“Occhio a sinistra!”, esordisce Daniele. Due ombre alate calano al nostro lato lontane e circospette, schermandosi con querce e conifere. Mentre le mani di Emanuele avvolgono i legni del semiautomatico e lo portano alla spalla, i due fantasmi però sono spariti, perduti nella vallata. E’ il guanto di sfida. I colombi ci sono e fanno sapere d’esserci, ma ci avvertono che non sarà per niente facile allinearsi sul parametro della loro abilità.
Apache e Pippo iniziano a scaldare i muscoli. In cima ai loro rami fanno guizzare i colli nevrili, e con gli occhi allenati a mille frangenti sembrano voler perforare la coltre perlacea che nemmeno il sole innalzato riesce a smuovere. Ogni tanto accennano ad un saltello sul rullo, a volte ad una spollinata.

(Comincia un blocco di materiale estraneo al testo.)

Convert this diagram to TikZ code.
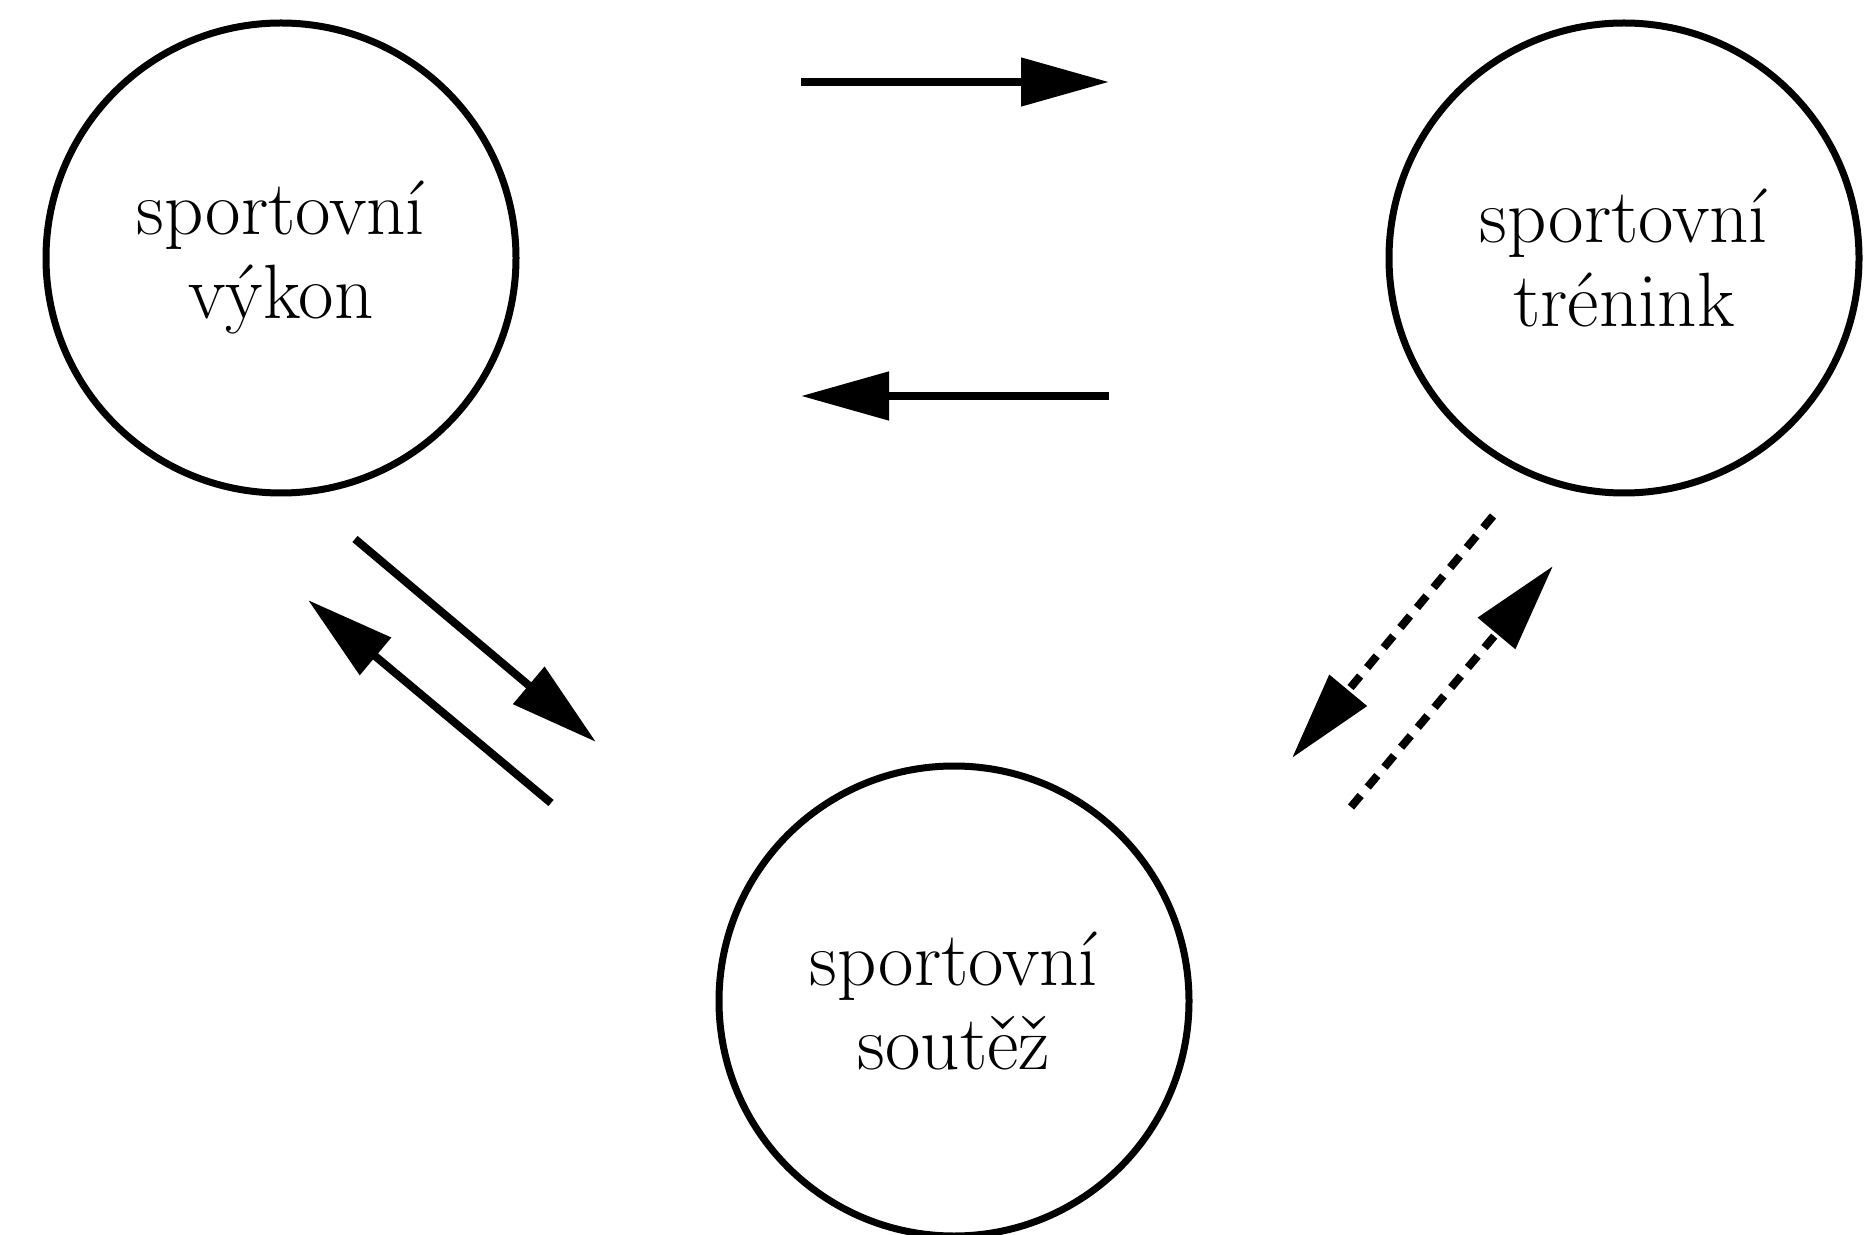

La nebbia penetra a fondo. Lo stare fermi rende ancora più nefasto il suo abbraccio tentacolare. Lunghi minuti trascorrono senza che i nostri avversari si facciano vedere, ma in fondo al sipario di querce, edere e lecci secolari, sentiamo i loro
richiami attorno a noi come una nenia incessante, come i tamburi dei pellerossa quando circondavano la carovana accampata nel deserto. Loro ci guardano, ma noi non possiamo vederli. Strofino la mano sulle canne del fucile. Stefano fissa un punto preciso nel bosco e pare che tenda l’orecchio verso un suono che solo lui ha percepito. Daniele si gira verso i piccioni e si accarezza la barba omerica, cogitando strategie contraeree per fronteggiare il prossimo, imminente sorvolo; Emanuele scruta il cielo nell’unico spiraglio di lucore che questo concede. Decido di tirar fuori l’arma segreta: apro la borsa da caccia davanti a me e ne traggo una fiaschetta col tappo a vite e il vestito inglese. “Forza ragazzi, facciamoci un “shot” come si deve: è un nocino fatto da una mia zia novantenne ed è di quelli che una volta assaggiati non si dimenticano”. Tiro fuori dei bicchierini, li distribuisco e li riempio col liquido scuro e profumato di mallo. E il nocino il suo dovere lo fa. Corrobora, travolge il palato con quel sapore intenso dal carattere dominante, ed è come una specie di balsamo che riattiva d’incanto il pulsare del sangue e acuisce i sensi intorpiditi dalla nebula.